We are a Lawless People

Now that the smoke and dust after the terrorist attack in Mumbai have settled, the blame game has started with the govenment blaming Pakistan, the different ministries blaming each other for intellegence failure or lack of action, the political parties blaming each other for being soft with the terrorists and the people blaming the politicians!
It is time for introspection. How about blaming ourselves? Isn't the common Indian citizen also to be blamed? We are a lawless people. Every individual who gave sound bytes or was part of any organisation that held rallies in the aftermath of the attacks is a part of his lawlessness. How many of these celebrities who vied for attention in the media have never broken the laws of the land or helped breed corruption? Have they never jumped the red light at the traffic signal or gone over the zebra crossing at the intersection? How many of these people have been very proud that their underage children are ace drivers?
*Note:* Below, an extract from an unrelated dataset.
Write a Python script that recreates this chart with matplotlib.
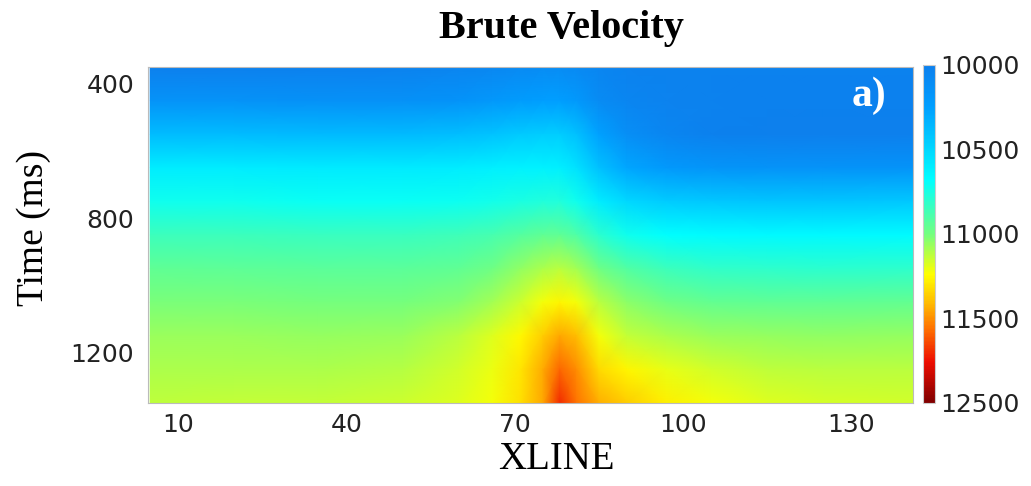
import numpy as np
import matplotlib
matplotlib.use("Agg")
import matplotlib.pyplot as plt
from matplotlib.colors import LinearSegmentedColormap

# velocity field (rows = time, cols = xline)
xline = [5, 20, 35, 50, 60, 66, 71, 75, 78, 81, 85, 90, 97, 105, 115, 125, 141]
time_ms = [350, 450, 550, 650, 750, 850, 950, 1050, 1150, 1250, 1350]

v350 = [10000, 10000, 10010, 10020, 10040, 10060, 10080, 10100, 10100, 10080, 10050, 10030, 10020, 10020, 10020, 10020, 10020]
v450 = [10150, 10150, 10140, 10140, 10160, 10190, 10220, 10240, 10240, 10200, 10100, 10050, 10030, 10020, 10010, 10010, 10010]
v550 = [10380, 10380, 10370, 10370, 10390, 10410, 10440, 10460, 10460, 10400, 10250, 10120, 10050, 10010, 9990, 9990, 10000]
v650 = [10600, 10600, 10590, 10590, 10600, 10610, 10620, 10620, 10610, 10550, 10400, 10280, 10200, 10170, 10150, 10150, 10160]
v750 = [10720, 10720, 10710, 10710, 10715, 10730, 10750, 10770, 10770, 10720, 10600, 10500, 10450, 10430, 10420, 10420, 10430]
v850 = [10850, 10850, 10840, 10840, 10855, 10880, 10920, 10950, 10950, 10900, 10800, 10720, 10680, 10670, 10660, 10660, 10670]
v950 = [10950, 10945, 10935, 10935, 10950, 10990, 11050, 11100, 11120, 11080, 10990, 10910, 10850, 10820, 10810, 10800, 10810]
v1050 = [11010, 11010, 11000, 11000, 11030, 11080, 11150, 11220, 11260, 11220, 11120, 11040, 10990, 10960, 10950, 10950, 10960]
v1150 = [11070, 11070, 11060, 11065, 11120, 11180, 11250, 11360, 11450, 11400, 11220, 11140, 11100, 11070, 11055, 11050, 11060]
v1250 = [11100, 11100, 11100, 11110, 11160, 11210, 11300, 11440, 11580, 11500, 11330, 11260, 11200, 11160, 11130, 11120, 11120]
v1350 = [11130, 11135, 11140, 11150, 11180, 11220, 11320, 11450, 11700, 11560, 11430, 11360, 11280, 11220, 11180, 11170, 11160]

xticks = [10, 40, 70, 100, 130]
yticks = [400, 800, 1200]
cb_ticks = [10000, 10500, 11000, 11500, 12000]
cb_labels = ["10000", "10500", "11000", "11500", "12500"]

vel = np.array([v350, v450, v550, v650, v750, v850, v950, v1050, v1150, v1250, v1350])
X, Y = np.meshgrid(xline, time_ms)

# jet-like map, starting at mid blue
cmap = LinearSegmentedColormap.from_list("vel", [
    (0.00, (0.05, 0.50, 0.93)),
    (0.12, (0.00, 0.62, 1.00)),
    (0.34, (0.00, 1.00, 1.00)),
    (0.50, (0.45, 1.00, 0.50)),
    (0.62, (1.00, 1.00, 0.00)),
    (0.70, (1.00, 0.75, 0.00)),
    (0.78, (1.00, 0.45, 0.00)),
    (0.88, (0.93, 0.05, 0.00)),
    (1.00, (0.50, 0.00, 0.00)),
])

fig = plt.figure(figsize=(10.31, 4.86), dpi=100)
ax = fig.add_axes([0.1435, 0.1708, 0.742, 0.6913])
cax = fig.add_axes([0.8952, 0.1708, 0.0116, 0.6955])

mesh = ax.pcolormesh(X, Y, vel, shading="gouraud", cmap=cmap, vmin=10000, vmax=12000)
ax.set_xlim(4.6, 141)
ax.set_ylim(1350, 350)
ax.set_xticks(xticks)
ax.set_yticks(yticks)
ax.tick_params(length=0, labelsize=18, labelcolor="#222222")
ax.tick_params(axis="x", pad=7)
ax.tick_params(axis="y", pad=10)
for sp in ax.spines.values():
    sp.set_color("#bbbbbb")
    sp.set_linewidth(0.8)

ax.text(0.965, 0.915, "a)", transform=ax.transAxes, ha="right", va="center",
        color="white", fontsize=30, fontweight="bold", family="Liberation Serif")

cb = fig.colorbar(mesh, cax=cax)
cb.set_ticks(cb_ticks)
cb.set_ticklabels(cb_labels)
cax.invert_yaxis()
cax.tick_params(length=0, labelsize=18, labelcolor="#222222", pad=4)
cb.outline.set_edgecolor("#cccccc")
cb.outline.set_linewidth(0.8)

fig.text(0.545, 0.942, "Brute Velocity", ha="center", va="center",
         fontsize=29, fontweight="bold", family="Liberation Serif")
fig.text(0.540, 0.055, "XLINE", ha="center", va="center",
         fontsize=28, family="Liberation Serif")
fig.text(0.033, 0.531, "Time (ms)", ha="center", va="center", rotation=90,
         fontsize=27, family="Liberation Serif")

fig.savefig("out.png", dpi=100)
Spitting on the road, smoking in public, breaking the queues at bus stops, greasing the palms of policemen and officers in every government or municipal office. Small ofences- but commited by us everyday.
Then there is the trend amongst the people to take the law in their own hands (ofcourse with the backing of political parties). Armed with the news and TV channel crew, they crash into the offices of hapless victims, who have been branded by the mob as the perpetrators of crimes, blacken their faces and make sure that the television camera has the best angles. What is a disturbing trend is that most of the time, they use the services of matronly homemakers who seem to enjoy being the upholders of the law.
In this state of lawlessness, the government and its machinery are mute witnesses. They do not even make efforts to curb this because they might antagonise their vote banks.
My student died last week due to this lawlessness. A girl who had a promising career ahead of her. She was standing by the door of a local train when a mobile phone thief, who was waiting on the tracks, hit her with a stick so that she would let go of her phone. Unfortunately, she lost her balance and fell off the train to be severed into two. And the authorities- they expressed their helplesness- the city's population is too big for them to handle esp. since they have a very small work force.
"Such small incidents happen in a big city like Mumbai"- R.R. Patil, ex Deputy Chief Minister of Maharashtra.